Find all lines in the listing that include the word "with", then copy them.
— start of Records shown —
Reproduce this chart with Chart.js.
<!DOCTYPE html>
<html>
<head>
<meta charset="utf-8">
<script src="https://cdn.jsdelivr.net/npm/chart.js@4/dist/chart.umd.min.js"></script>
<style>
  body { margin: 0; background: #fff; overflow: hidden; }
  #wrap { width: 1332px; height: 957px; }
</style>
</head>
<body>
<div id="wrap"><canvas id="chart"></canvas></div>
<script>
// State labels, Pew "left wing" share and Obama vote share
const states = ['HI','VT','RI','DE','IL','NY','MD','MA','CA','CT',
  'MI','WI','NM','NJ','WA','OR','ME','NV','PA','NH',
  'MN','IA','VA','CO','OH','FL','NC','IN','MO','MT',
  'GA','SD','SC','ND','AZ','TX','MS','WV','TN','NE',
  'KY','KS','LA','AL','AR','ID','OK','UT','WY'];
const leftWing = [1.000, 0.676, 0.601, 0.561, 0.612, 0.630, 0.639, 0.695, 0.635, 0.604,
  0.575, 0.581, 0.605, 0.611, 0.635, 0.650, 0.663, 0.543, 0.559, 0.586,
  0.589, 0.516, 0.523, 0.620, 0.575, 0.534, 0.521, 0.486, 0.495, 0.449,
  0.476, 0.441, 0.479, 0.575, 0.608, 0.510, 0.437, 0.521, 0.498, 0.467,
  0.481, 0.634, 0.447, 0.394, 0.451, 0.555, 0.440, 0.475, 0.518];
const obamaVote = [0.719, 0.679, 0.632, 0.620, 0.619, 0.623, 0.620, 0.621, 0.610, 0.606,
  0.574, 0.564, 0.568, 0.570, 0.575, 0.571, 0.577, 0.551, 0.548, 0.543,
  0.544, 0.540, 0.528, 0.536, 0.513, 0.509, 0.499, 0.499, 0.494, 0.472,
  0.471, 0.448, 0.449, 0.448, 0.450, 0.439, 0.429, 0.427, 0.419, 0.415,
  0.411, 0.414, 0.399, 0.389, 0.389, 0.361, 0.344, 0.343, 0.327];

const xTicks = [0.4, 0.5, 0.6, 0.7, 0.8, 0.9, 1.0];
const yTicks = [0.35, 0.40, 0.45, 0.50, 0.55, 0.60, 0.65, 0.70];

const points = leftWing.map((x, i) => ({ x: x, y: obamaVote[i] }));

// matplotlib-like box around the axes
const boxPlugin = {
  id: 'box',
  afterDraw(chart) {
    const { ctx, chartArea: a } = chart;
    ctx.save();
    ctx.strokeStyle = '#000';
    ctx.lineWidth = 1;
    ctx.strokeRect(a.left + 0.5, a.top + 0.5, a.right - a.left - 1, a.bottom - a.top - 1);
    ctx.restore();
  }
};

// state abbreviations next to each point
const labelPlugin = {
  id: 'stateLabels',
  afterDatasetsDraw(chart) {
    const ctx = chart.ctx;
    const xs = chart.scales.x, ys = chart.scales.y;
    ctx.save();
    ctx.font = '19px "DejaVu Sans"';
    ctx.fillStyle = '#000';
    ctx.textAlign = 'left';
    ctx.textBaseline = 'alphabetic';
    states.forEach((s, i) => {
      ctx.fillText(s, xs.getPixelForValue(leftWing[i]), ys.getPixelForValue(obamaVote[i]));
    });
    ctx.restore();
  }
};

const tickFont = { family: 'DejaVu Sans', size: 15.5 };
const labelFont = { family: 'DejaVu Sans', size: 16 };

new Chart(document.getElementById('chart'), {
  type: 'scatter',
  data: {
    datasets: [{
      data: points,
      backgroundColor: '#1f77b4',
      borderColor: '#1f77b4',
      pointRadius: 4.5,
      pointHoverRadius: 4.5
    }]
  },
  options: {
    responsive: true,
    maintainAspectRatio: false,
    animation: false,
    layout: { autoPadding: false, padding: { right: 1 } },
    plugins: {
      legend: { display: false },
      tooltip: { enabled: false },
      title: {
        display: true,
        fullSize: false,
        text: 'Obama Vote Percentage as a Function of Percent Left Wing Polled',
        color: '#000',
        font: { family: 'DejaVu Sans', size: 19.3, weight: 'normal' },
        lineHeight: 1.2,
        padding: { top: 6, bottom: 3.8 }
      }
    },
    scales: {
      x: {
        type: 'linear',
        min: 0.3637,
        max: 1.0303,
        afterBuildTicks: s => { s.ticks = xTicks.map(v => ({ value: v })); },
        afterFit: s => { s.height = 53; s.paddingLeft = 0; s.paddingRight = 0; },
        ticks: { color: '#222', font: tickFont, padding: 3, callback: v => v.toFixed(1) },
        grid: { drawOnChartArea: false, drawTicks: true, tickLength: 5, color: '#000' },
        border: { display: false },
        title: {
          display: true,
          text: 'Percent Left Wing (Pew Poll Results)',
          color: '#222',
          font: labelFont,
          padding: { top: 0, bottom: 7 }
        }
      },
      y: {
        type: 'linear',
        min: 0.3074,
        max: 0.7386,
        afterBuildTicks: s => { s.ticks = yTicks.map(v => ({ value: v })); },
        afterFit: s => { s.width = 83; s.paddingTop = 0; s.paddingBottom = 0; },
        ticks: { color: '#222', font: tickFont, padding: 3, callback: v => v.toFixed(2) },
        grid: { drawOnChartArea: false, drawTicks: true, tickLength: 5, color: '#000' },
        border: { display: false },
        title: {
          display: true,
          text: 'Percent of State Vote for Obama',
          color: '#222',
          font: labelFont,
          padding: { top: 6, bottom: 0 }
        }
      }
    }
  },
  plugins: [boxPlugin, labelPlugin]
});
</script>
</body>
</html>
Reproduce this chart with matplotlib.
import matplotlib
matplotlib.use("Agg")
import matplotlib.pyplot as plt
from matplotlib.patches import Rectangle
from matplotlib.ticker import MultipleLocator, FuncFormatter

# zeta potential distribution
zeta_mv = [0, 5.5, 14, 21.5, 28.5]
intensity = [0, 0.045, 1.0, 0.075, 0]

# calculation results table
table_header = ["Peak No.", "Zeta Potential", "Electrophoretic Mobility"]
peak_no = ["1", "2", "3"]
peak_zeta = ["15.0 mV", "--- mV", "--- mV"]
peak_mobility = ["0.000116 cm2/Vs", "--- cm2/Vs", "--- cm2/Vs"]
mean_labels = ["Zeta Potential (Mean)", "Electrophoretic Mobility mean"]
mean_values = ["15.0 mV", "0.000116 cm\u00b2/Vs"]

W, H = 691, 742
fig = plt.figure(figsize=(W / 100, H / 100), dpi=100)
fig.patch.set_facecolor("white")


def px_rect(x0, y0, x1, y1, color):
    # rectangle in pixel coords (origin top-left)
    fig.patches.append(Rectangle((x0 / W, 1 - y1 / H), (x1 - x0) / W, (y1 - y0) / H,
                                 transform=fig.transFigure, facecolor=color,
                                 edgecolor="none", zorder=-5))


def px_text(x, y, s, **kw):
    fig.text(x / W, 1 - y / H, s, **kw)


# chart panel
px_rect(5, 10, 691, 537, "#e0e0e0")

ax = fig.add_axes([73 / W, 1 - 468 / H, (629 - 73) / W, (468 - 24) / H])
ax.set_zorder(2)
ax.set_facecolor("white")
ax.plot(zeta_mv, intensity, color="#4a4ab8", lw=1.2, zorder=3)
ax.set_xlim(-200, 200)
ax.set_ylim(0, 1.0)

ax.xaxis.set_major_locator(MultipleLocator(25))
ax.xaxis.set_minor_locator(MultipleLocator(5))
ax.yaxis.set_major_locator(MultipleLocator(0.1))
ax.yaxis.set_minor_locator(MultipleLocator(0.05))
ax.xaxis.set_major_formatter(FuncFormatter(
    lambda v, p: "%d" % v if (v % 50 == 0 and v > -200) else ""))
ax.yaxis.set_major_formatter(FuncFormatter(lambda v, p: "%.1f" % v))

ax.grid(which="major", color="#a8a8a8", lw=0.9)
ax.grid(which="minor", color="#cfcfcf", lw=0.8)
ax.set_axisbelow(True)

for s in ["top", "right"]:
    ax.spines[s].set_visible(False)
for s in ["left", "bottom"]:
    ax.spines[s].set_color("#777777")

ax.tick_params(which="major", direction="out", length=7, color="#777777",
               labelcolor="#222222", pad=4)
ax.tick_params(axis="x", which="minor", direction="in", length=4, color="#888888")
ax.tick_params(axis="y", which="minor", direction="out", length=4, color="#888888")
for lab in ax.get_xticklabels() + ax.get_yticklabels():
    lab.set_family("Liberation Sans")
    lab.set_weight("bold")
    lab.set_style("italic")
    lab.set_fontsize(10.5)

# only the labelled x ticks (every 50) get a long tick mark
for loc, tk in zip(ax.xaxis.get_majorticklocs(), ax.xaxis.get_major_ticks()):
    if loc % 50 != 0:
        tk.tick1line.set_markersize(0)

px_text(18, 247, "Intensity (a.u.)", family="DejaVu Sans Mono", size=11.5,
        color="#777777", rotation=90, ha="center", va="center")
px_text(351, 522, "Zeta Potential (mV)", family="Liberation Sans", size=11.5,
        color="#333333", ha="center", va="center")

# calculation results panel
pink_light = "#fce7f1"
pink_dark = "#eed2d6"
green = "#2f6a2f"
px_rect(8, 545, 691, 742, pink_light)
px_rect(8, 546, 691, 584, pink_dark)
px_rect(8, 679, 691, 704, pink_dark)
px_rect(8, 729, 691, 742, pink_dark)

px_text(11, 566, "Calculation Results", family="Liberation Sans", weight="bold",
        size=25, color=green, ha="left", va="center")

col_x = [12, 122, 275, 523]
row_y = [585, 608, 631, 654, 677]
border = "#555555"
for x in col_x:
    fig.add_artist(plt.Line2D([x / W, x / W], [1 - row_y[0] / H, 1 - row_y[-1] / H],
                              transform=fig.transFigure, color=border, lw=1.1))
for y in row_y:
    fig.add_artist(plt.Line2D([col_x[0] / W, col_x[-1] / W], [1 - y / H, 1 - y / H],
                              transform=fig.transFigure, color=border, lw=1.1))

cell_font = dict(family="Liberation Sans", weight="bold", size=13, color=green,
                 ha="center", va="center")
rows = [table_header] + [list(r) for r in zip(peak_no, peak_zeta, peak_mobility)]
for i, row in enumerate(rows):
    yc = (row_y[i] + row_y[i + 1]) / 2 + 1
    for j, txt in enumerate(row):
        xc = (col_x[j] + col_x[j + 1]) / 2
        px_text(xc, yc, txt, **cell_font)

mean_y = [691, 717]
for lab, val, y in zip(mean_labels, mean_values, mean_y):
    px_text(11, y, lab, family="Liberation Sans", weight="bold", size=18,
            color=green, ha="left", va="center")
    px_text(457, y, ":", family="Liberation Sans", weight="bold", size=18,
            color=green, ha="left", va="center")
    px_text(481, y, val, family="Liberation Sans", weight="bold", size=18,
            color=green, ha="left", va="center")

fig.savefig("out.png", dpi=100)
— end of Records shown —
**Answer to this task**.
Reproduce this chart with Chart.js.
Reproduce this chart with matplotlib.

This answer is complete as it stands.